Brief ▸
Restate the opening lines of the material below word for word, stopping after the line that contains "var font = 'Liberation".
· · · ·
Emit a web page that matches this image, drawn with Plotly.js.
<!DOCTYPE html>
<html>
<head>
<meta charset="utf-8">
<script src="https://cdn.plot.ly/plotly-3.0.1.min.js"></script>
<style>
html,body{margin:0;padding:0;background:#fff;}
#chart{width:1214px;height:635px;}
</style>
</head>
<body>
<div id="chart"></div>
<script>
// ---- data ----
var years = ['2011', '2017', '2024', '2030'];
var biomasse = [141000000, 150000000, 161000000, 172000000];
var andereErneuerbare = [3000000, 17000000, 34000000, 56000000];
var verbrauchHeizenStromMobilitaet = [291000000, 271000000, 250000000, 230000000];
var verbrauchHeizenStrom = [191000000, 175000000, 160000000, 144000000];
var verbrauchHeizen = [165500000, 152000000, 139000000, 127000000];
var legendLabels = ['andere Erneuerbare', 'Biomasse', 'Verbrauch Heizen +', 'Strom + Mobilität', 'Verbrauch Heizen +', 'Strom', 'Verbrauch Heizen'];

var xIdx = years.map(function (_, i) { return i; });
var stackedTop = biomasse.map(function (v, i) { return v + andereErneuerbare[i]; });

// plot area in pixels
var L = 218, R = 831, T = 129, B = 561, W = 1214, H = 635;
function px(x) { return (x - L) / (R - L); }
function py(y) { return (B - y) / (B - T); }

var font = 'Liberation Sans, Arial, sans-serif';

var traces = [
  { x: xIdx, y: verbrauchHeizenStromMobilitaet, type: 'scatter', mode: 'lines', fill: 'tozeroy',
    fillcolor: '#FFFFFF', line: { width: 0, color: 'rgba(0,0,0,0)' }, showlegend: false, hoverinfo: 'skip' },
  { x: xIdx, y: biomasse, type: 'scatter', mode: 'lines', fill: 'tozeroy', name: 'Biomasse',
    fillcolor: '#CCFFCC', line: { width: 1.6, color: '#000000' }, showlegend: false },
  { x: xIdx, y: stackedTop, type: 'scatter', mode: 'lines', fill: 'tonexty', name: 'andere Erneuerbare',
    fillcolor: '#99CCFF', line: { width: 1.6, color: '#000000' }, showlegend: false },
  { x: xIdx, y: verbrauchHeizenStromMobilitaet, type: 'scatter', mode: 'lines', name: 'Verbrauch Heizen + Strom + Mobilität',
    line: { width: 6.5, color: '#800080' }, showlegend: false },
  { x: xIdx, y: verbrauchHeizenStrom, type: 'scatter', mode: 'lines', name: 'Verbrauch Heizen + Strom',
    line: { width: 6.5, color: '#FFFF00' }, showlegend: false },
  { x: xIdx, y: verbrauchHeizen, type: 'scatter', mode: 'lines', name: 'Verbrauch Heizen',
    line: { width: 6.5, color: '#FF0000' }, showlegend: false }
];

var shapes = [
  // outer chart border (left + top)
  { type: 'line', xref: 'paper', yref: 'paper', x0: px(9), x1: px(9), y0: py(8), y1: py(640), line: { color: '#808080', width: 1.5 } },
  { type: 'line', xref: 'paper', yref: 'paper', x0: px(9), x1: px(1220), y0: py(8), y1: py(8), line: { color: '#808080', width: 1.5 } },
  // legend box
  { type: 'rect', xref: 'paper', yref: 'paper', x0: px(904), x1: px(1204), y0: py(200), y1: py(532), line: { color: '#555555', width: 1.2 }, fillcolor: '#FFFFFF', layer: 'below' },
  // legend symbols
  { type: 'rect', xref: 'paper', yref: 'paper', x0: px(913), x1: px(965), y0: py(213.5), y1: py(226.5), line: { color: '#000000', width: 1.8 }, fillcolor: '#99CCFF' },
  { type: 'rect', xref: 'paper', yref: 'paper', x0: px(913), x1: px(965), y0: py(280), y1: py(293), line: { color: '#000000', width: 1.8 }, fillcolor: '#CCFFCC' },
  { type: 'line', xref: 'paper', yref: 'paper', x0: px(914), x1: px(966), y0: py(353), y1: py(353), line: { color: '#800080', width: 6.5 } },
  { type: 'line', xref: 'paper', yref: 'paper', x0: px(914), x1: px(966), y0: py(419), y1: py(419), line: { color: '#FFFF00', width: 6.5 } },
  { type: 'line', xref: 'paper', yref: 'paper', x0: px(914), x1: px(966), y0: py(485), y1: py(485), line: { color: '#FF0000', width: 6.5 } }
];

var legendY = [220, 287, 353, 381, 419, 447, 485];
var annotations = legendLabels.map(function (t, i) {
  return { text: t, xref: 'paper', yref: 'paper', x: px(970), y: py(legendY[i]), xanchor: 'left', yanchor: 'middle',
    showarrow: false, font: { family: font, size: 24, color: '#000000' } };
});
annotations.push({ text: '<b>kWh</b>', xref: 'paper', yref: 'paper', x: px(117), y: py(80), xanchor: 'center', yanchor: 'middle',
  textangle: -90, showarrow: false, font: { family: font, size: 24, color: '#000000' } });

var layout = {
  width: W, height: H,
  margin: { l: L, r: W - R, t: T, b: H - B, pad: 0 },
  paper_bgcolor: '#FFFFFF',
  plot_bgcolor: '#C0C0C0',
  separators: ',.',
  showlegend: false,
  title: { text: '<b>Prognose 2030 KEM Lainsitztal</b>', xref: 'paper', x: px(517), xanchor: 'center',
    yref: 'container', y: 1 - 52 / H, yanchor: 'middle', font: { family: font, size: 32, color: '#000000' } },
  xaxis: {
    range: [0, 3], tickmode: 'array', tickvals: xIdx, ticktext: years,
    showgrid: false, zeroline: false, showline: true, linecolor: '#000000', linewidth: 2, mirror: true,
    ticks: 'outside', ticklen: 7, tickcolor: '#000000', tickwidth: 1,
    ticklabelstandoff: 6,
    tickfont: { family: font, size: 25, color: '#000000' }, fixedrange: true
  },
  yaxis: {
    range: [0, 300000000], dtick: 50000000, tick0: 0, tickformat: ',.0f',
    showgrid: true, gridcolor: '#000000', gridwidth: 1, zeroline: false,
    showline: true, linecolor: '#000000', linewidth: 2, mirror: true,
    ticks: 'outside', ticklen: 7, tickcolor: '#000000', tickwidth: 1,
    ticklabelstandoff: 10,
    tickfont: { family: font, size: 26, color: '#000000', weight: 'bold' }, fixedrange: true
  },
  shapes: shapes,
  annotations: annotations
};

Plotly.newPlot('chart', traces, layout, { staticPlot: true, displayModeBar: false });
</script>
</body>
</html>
· · · ·
Exercise solution ▸
Emit a web page that matches this image, drawn with Plotly.js.
<!DOCTYPE html>
<html>
<head>
<meta charset="utf-8">
<script src="https://cdn.plot.ly/plotly-3.0.1.min.js"></script>
<style>
html,body{margin:0;padding:0;background:#fff;}
#chart{width:1214px;height:635px;}
</style>
</head>
<body>
<div id="chart"></div>
<script>
// ---- data ----
var years = ['2011', '2017', '2024', '2030'];
var biomasse = [141000000, 150000000, 161000000, 172000000];
var andereErneuerbare = [3000000, 17000000, 34000000, 56000000];
var verbrauchHeizenStromMobilitaet = [291000000, 271000000, 250000000, 230000000];
var verbrauchHeizenStrom = [191000000, 175000000, 160000000, 144000000];
var verbrauchHeizen = [165500000, 152000000, 139000000, 127000000];
var legendLabels = ['andere Erneuerbare', 'Biomasse', 'Verbrauch Heizen +', 'Strom + Mobilität', 'Verbrauch Heizen +', 'Strom', 'Verbrauch Heizen'];

var xIdx = years.map(function (_, i) { return i; });
var stackedTop = biomasse.map(function (v, i) { return v + andereErneuerbare[i]; });

// plot area in pixels
var L = 218, R = 831, T = 129, B = 561, W = 1214, H = 635;
function px(x) { return (x - L) / (R - L); }
function py(y) { return (B - y) / (B - T); }

var font = 'Liberation Sans, Arial, sans-serif';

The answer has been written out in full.